**Written problem:**
Repeat exactly the lines running from the first line of the data to the line containing "108.6, 112.9, 114.6, 125.1, 116.9]", both ends included, and nothing else; drop the pictures.

**Provided material:**
··········
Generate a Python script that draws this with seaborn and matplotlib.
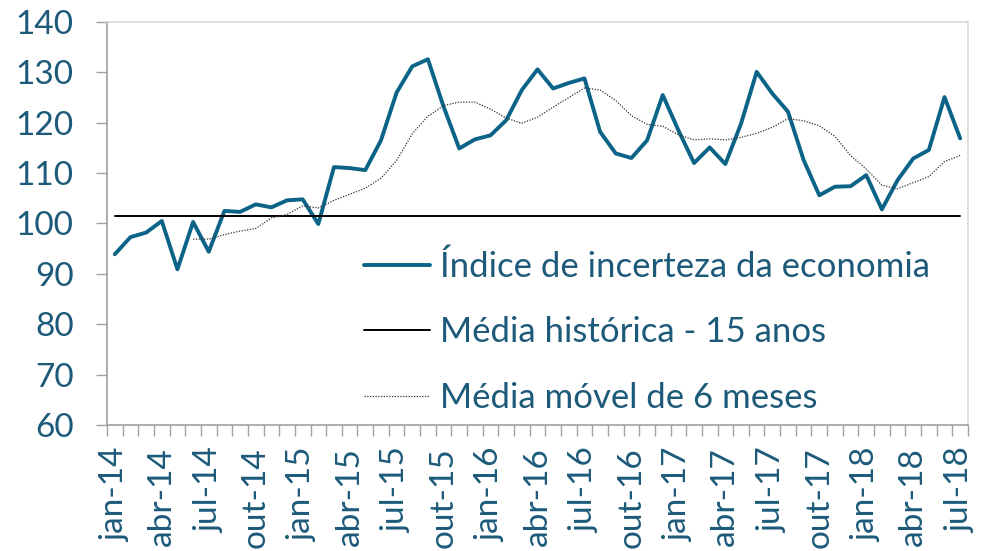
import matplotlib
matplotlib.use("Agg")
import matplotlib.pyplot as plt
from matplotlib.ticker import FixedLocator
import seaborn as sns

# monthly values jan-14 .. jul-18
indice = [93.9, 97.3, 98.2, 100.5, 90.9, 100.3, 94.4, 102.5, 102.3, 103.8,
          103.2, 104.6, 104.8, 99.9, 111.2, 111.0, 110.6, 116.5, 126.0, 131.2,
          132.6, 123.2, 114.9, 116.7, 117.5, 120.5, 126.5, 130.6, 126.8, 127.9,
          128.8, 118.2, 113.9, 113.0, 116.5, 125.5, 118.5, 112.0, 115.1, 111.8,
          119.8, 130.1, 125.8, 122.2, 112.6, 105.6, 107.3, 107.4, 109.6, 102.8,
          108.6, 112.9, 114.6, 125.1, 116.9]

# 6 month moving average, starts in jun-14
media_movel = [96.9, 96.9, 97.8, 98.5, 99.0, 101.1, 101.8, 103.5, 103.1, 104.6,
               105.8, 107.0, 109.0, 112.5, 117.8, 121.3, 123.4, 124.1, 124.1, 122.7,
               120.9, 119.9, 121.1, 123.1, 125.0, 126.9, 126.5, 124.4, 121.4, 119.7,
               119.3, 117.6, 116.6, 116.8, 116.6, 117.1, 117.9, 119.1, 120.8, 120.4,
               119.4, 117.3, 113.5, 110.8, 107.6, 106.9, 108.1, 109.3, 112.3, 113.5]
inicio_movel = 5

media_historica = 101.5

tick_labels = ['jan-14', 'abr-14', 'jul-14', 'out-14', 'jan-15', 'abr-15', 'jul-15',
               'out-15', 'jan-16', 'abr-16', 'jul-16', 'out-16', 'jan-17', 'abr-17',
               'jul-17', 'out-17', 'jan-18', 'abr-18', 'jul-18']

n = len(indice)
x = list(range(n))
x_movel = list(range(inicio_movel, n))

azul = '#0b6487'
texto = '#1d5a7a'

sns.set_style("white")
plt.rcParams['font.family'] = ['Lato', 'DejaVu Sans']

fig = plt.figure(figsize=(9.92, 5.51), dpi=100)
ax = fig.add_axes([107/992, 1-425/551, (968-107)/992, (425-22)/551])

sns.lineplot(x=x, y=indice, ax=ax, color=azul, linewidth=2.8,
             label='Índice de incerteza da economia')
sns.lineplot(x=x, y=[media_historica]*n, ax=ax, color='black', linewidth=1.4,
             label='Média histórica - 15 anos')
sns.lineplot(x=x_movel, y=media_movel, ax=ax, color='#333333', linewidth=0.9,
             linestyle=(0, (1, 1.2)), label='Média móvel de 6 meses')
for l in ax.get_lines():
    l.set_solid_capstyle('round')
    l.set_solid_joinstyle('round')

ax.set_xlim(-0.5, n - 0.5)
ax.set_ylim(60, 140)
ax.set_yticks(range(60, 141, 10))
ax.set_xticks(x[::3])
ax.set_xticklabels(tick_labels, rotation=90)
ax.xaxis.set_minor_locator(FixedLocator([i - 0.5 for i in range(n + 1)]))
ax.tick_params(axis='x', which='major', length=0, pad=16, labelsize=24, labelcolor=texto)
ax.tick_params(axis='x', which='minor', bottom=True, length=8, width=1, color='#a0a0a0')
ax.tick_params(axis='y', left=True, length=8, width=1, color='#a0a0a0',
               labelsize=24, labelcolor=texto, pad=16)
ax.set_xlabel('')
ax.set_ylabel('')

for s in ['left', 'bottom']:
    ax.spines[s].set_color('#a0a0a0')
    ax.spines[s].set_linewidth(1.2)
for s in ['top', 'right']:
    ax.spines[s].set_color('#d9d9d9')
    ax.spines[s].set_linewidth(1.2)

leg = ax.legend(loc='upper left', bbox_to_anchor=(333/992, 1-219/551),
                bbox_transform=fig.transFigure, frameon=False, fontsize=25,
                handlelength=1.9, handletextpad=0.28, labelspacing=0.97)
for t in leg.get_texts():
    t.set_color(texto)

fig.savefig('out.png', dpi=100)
··········
**Solution for this task:**
Generate a Python script that draws this with seaborn and matplotlib.
import matplotlib
matplotlib.use("Agg")
import matplotlib.pyplot as plt
from matplotlib.ticker import FixedLocator
import seaborn as sns

# monthly values jan-14 .. jul-18
indice = [93.9, 97.3, 98.2, 100.5, 90.9, 100.3, 94.4, 102.5, 102.3, 103.8,
          103.2, 104.6, 104.8, 99.9, 111.2, 111.0, 110.6, 116.5, 126.0, 131.2,
          132.6, 123.2, 114.9, 116.7, 117.5, 120.5, 126.5, 130.6, 126.8, 127.9,
          128.8, 118.2, 113.9, 113.0, 116.5, 125.5, 118.5, 112.0, 115.1, 111.8,
          119.8, 130.1, 125.8, 122.2, 112.6, 105.6, 107.3, 107.4, 109.6, 102.8,
          108.6, 112.9, 114.6, 125.1, 116.9]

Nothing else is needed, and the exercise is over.